SUPPLIED INFORMATION:
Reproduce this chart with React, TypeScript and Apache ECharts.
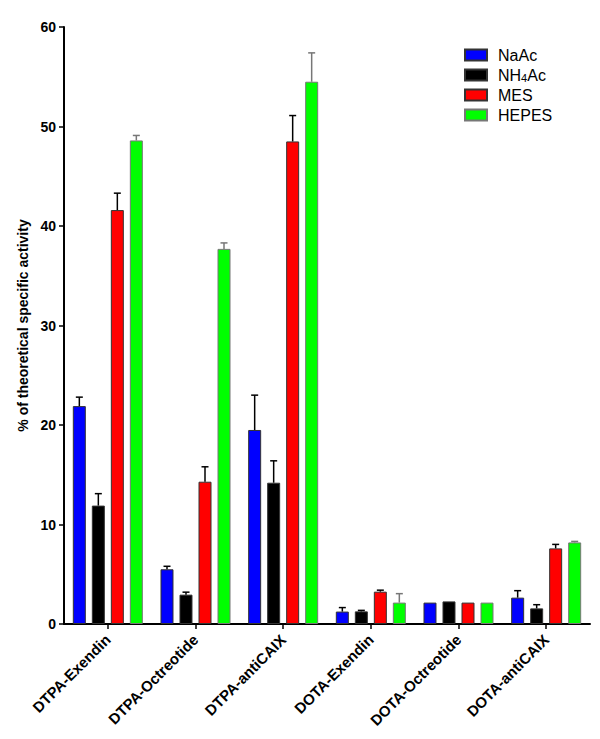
import React, { useEffect, useRef } from "react";
import * as echarts from "echarts";

const categories = [
  "DTPA-Exendin",
  "DTPA-Octreotide",
  "DTPA-antiCAIX",
  "DOTA-Exendin",
  "DOTA-Octreotide",
  "DOTA-antiCAIX",
];
const seriesNames = ["NaAc", "NH4Ac", "MES", "HEPES"];
const naac = [21.9, 5.5, 19.5, 1.25, 2.15, 2.65];
const naacErr = [0.9, 0.3, 3.5, 0.4, 0, 0.7];
const nh4ac = [11.9, 2.95, 14.2, 1.27, 2.27, 1.57];
const nh4acErr = [1.2, 0.25, 2.2, 0.1, 0, 0.37];
const mes = [41.6, 14.3, 48.5, 3.25, 2.15, 7.6];
const mesErr = [1.7, 1.5, 2.6, 0.15, 0, 0.4];
const hepes = [48.6, 37.7, 54.5, 2.15, 2.15, 8.2];
const hepesErr = [0.5, 0.6, 2.9, 0.9, 0, 0.1];
const yTicks = { min: 0, max: 60, interval: 10 };

const FONT = "Liberation Sans, Arial, sans-serif";
const BAR_W = 13;
const BAR_GAP = 6;

export default function App() {
  const ref = useRef<HTMLDivElement>(null);
  useEffect(() => {
    if (!ref.current) return;
    const chart = echarts.init(ref.current, undefined, { renderer: "svg" });
    const values = [naac, nh4ac, mes, hepes];
    const errs = [naacErr, nh4acErr, mesErr, hepesErr];
    const fills = ["#0000ff", "#000000", "#ff0000", "#00ff00"];
    const borders = ["#333333", "#333333", "#333333", "#777777"];
    const errData: number[][] = [];
    values.forEach((arr, s) =>
      arr.forEach((v, c) => errData.push([c, s, v, errs[s][c]]))
    );
    const barSeries = values.map((arr, s) => ({
      name: seriesNames[s],
      type: "bar",
      data: arr,
      barWidth: BAR_W,
      barGap: ((BAR_GAP / BAR_W) * 100).toFixed(1) + "%",
      itemStyle: { color: fills[s], borderColor: borders[s], borderWidth: 1 },
    }));
    chart.setOption({
      animation: false,
      backgroundColor: "#ffffff",
      grid: { left: 64, right: 10, top: 27, bottom: 115, outerBoundsMode: "none" },
      legend: {
        data: seriesNames,
        orient: "vertical",
        left: 459,
        top: 42,
        itemWidth: 22,
        itemHeight: 11,
        itemGap: 4,
        icon: "rect",
        formatter: (name: string) =>
          name === "NH4Ac" ? "{f|NH}{s|4}{n|Ac}" : "{f|" + name + "}",
        textStyle: {
          color: "#000",
          fontFamily: FONT,
          fontSize: 16,
          rich: {
            f: { fontSize: 16, fontFamily: FONT, color: "#000", padding: [0, 0, 0, 6] },
            n: { fontSize: 16, fontFamily: FONT, color: "#000" },
            s: { fontSize: 11, lineHeight: 10, fontFamily: FONT, color: "#000", verticalAlign: "bottom" },
          },
        },
      },
      xAxis: {
        type: "category",
        data: categories,
        axisLine: { show: true, lineStyle: { color: "#000", width: 2 } },
        axisTick: { show: true, alignWithLabel: true, length: 5, lineStyle: { color: "#000", width: 1.5 } },
        axisLabel: {
          interval: 0,
          rotate: 45,
          margin: 13,
          color: "#000",
          fontFamily: FONT,
          fontWeight: "bold",
          fontSize: 15,
        },
        splitLine: { show: false },
      },
      yAxis: {
        type: "value",
        min: yTicks.min,
        max: yTicks.max,
        interval: yTicks.interval,
        name: "% of theoretical specific activity",
        nameLocation: "middle",
        nameGap: 33,
        nameTextStyle: { color: "#000", fontFamily: FONT, fontWeight: "bold", fontSize: 14 },
        axisLine: { show: true, lineStyle: { color: "#000", width: 2 } },
        axisTick: { show: true, inside: false, length: 5, lineStyle: { color: "#000", width: 1.5 } },
        axisLabel: { margin: 8, color: "#000", fontFamily: FONT, fontWeight: "bold", fontSize: 14 },
        splitLine: { show: false },
      },
      series: [
        ...barSeries,
        {
          type: "custom",
          name: "errors",
          z: 5,
          data: errData,
          encode: { x: 0, y: 2 },
          renderItem: (params: any, api: any) => {
            const c = api.value(0);
            const s = api.value(1);
            const m = api.value(2);
            const e = api.value(3);
            if (!e) return { type: "group", children: [] };
            const total = 4 * BAR_W + 3 * BAR_GAP;
            const off = -total / 2 + BAR_W / 2 + s * (BAR_W + BAR_GAP);
            const base = api.coord([c, m]);
            const top = api.coord([c, m + e]);
            const x = base[0] + off;
            const color = s === 3 ? "#777777" : "#000000";
            return {
              type: "group",
              children: [
                { type: "line", shape: { x1: x, y1: base[1], x2: x, y2: top[1] }, style: { stroke: color, lineWidth: 1.5 } },
                { type: "line", shape: { x1: x - 3.5, y1: top[1], x2: x + 3.5, y2: top[1] }, style: { stroke: color, lineWidth: 1.5 } },
              ],
            };
          },
        },
      ],
    });
    return () => chart.dispose();
  }, []);
  return (
    <div
      ref={ref}
      style={{ position: "fixed", left: 0, top: 0, width: 600, height: 739, background: "#fff" }}
    />
  );
}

EXERCISE DESCRIPTION: Every line from the top of the material above through the line with "import * as" should be duplicated exactly, please; leave out the pictures.

RESPONSE TO THE TASK:
Reproduce this chart with React, TypeScript and Apache ECharts.
import React, { useEffect, useRef } from "react";
import * as echarts from "echarts";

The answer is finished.